Tariganu atau Usaha Tarigan |
Buku yang memuat 296 puisi berbahasa Karo ini adalah
manifestasi masterpieces seorang pemerhati sekaligus pewaris budaya leluhur.
ke- 296 puisi yang ditulis oleh Tariganu ini juga sebuah bentuk perlawanan
melawan lupa terhadap nila-nilai adiluhung yang pernah diwariskan leluhur
kepada kita.
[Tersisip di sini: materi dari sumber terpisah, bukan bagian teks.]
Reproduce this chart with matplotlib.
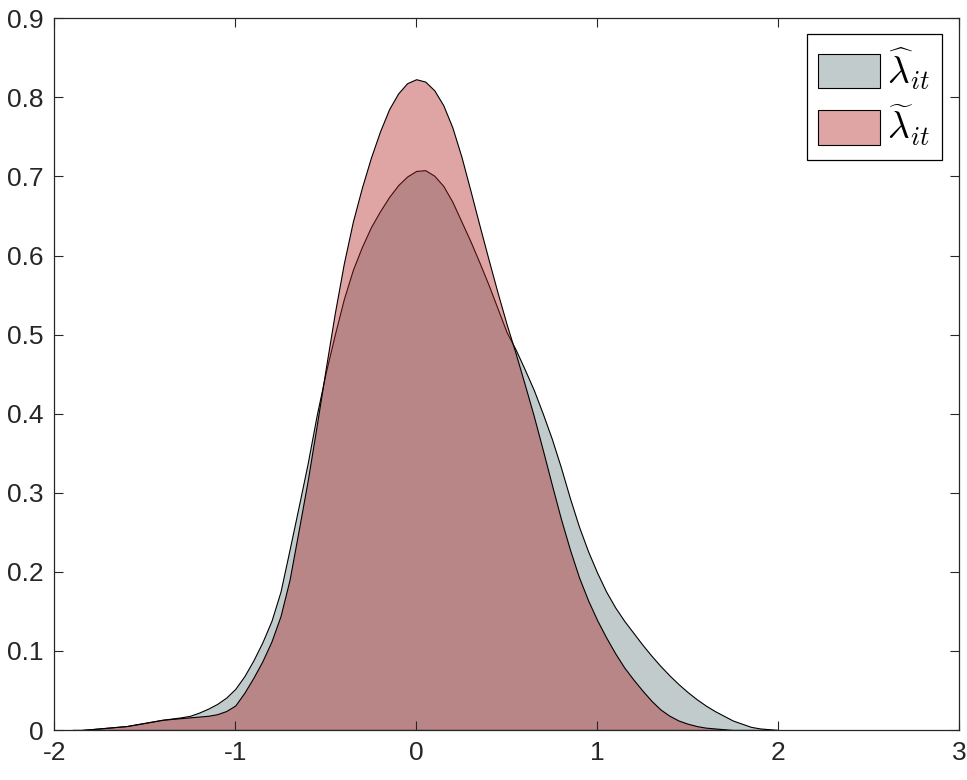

Usahanya dalam menggali kembali dan meletakkan bahasa yang sempat
dilupakan oraang kini berdasarkan nilai fungsi, patut mendapatkan apresiasi
oleh tidak hanya komunitas Karo, namun juga secara luas di tingkat kebangsaan.
Lahirnya buku ini menandakan kelahiran kembali spirit eksistensi culture-nature
dalam khasanah sastra modern.
Tariganu, atau Drs. Usaha Tarigan lahir di dataran tinggi Tanah karo tahun 1938.
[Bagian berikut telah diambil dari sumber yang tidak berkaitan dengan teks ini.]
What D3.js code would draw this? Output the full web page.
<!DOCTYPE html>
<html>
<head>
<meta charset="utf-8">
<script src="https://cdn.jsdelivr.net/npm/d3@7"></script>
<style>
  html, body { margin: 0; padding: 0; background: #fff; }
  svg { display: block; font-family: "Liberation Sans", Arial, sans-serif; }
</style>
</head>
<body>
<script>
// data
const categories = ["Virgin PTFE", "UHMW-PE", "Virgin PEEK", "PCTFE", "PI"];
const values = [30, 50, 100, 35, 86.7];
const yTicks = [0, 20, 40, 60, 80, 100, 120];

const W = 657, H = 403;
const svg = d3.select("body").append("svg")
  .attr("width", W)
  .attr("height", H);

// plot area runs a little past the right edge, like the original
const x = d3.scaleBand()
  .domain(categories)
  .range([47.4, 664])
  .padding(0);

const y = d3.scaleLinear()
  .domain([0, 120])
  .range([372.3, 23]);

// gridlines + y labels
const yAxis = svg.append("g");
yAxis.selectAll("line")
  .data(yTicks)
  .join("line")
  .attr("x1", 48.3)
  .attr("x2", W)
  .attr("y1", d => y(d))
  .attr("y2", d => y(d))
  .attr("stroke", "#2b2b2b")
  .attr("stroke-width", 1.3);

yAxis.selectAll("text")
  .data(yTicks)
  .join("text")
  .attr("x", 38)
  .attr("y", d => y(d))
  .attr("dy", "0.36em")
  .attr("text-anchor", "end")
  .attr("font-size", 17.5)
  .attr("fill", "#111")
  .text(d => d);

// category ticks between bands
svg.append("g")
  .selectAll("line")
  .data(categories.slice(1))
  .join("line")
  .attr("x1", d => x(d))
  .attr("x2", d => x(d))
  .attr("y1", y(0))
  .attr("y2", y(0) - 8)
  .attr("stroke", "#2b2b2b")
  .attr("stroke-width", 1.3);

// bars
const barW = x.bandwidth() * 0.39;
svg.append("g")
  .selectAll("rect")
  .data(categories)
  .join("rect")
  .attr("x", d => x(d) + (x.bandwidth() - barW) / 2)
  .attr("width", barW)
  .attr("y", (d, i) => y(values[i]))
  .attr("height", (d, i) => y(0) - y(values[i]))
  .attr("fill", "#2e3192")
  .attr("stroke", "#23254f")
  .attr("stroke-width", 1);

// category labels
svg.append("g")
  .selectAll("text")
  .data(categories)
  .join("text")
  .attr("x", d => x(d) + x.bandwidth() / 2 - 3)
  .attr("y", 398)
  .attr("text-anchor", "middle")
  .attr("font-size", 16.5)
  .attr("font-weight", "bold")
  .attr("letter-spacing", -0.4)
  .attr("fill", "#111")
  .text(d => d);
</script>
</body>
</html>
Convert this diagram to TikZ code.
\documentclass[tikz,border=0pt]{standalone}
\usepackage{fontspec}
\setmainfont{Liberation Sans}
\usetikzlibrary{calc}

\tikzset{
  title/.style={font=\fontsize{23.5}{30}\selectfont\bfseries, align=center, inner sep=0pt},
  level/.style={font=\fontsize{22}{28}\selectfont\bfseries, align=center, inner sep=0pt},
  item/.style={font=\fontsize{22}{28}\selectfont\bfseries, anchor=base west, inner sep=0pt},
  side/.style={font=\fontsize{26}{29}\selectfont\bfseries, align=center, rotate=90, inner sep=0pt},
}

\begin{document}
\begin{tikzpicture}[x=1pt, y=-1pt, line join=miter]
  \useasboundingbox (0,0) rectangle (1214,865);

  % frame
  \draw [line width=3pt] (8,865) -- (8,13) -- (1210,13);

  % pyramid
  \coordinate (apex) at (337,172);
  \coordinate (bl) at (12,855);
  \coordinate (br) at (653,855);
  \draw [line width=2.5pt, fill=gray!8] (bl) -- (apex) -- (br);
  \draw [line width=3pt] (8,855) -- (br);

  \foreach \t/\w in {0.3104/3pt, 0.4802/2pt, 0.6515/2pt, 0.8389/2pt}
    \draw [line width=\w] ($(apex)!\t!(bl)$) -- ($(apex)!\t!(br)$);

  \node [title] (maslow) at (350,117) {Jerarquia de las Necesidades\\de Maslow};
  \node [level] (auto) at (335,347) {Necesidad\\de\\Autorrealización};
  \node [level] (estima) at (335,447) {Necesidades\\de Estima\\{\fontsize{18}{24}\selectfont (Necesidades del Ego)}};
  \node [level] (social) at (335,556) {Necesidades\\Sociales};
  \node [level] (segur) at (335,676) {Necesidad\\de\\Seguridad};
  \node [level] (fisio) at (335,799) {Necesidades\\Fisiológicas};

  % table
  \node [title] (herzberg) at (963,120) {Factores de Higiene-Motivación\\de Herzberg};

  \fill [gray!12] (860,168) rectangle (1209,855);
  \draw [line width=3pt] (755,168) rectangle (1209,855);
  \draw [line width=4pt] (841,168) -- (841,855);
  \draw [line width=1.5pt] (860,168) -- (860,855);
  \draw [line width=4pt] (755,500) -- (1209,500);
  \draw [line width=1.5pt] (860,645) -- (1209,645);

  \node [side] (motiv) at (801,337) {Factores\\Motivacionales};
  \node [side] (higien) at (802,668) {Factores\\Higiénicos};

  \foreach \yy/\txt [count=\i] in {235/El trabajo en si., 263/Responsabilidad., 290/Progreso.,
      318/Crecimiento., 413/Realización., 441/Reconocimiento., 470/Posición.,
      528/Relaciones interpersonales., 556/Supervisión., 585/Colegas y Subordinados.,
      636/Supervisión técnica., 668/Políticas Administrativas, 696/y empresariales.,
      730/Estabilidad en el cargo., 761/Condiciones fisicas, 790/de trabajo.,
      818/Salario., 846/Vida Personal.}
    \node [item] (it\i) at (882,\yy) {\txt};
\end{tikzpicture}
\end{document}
Ipetayoken (Upacara mandi pertama di sungai waktu berusia 7 hari). Tergelar
Usaha Kita, merga Tarigan, bere Ginting, kempu Purba, binuang sinulingga,
kampah Ketaren, soler Sitepu. Pendidikan terakhir di Universitas Peking (RRC)
dan Universitas Indonesia. Selain menulis puisi, tariganu juga melukis dan
sempa menjadi dosen di almamaternya, UI.
Sejumlah tulisannya pernah dimuat dalam antologi puisi
tunggal maupun bersama. Antara lain: “Kemudikan Hari Menjadi Cerah”, Balai
Pustaka (1964), “Kumpulan Sajak-sajak Amir Hamzah dan Kumpulan Sajak-sajak
Chairil Anwar dalam bahasa Tionghoa”, Yayasan Kebudayaan Jamrud (1965),
“Anggrek Hitam”, (1971), “Elang” dan “Menghadap Matahari”, yayasan Bengkel Seni
(1981), “Tembang Negeri Hijau” kumpulan bersama Virga Bellan dkk (1986), “Ritus
Warna Ritus Kata” antologi bersama Adjim Arijadi dan Ajammudin Tifani, (1994),
penyantun “Tanah Perjanjian” karya Ajammudin Tifani (2005), “Kami Bicara”,
kembang setaman prosa dan puisi, bersama (LBH Jakarta 2006)
Buku ini dicetak dalam edisi luks, hard cover dengan
ketebalan 298 + xxiv halaman. diterbitkan oleh Yayasan Bengkel Seni ’78 bekerja
sama dengan Paguyuban Kebudayaan Rakyat Indonesia (PAKRI) DPD Sumatera Utara.